Sederhana tetapi bermakna. Kita bisa membayangkan Maria mungkin kadang lelah dalam perjalanan tahunan itu, tapi mereka tetap melakukannya demi ketaatan kepada Tuhan. Tidak mudah, tapi hasilnya terlihat. Yesus tumbuh dengan pemahaman mendalam tentang panggilan-Nya. Di ayat 49, ketika Yesus berkata, “Tidakkah kamu tahu bahwa Aku harus berada di dalam rumah Bapa-Ku?” Ia sedang menyatakan panggilan-Nya. Meski begitu, ayat 51 mencatat bahwa Yesus pulang bersama mereka dan tetap taat kepada orang tua-Nya. Ini adalah pelajaran berharga, bahwa ketaatan kepada Tuhan dan rasa hormat kepada keluarga dapat berjalan seiring.

Sekarang, bagaimana dengan anak yang mungkin satu-satunya yang beriman dalam keluarganya? Apakah ia tidak bisa menerima berkat Tuhan hanya karena keluarganya tidak percaya? Tidak sama sekali! Tuhan selalu menghargai setiap orang yang mencari dan menyembah Dia dengan tulus. Seorang anak yang setia pada Tuhan, meskipun keluarganya tidak beribadah, tetap akan berada di bawah kasih dan perhatian Tuhan. Doa dan iman anak itu akan selalu menjadi sumber kekuatan dan inspirasi, bahkan bisa menjadi berkat bagi keluarganya.
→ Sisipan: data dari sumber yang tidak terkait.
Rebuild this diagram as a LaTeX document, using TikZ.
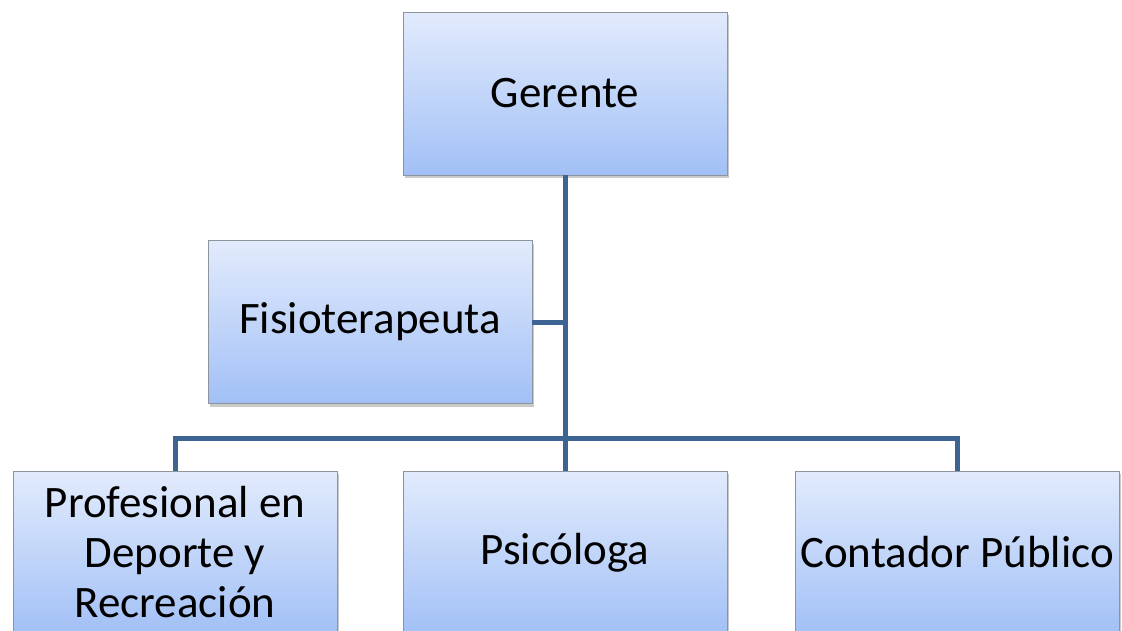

Ada kalanya seorang anak berdoa agar keluarganya juga mengenal Tuhan, meski responnya mungkin tidak langsung. Tetapi kita bisa yakin bahwa Tuhan mendengar setiap doa dan akan bekerja dengan caranya sendiri. Mungkin ini tampak seperti "usaha tanpa hasil," tetapi kasih Tuhan bekerja dengan cara yang tak terduga!

Jadi, apa yang kita pelajari di sini? Menjadi keluarga yang setia kepada Tuhan bukan berarti harus sempurna, tetapi konsisten. Kita setia bukan hanya untuk hari ini, tetapi demi generasi mendatang. Iman dan ketaatan kita menjadi warisan berharga yang tidak akan hilang oleh waktu. Mari kita hidup dengan setia kepada Tuhan dalam keluarga, bukan hanya sebagai rutinitas, tetapi sebagai komitmen untuk menjadi teladan kasih-Nya.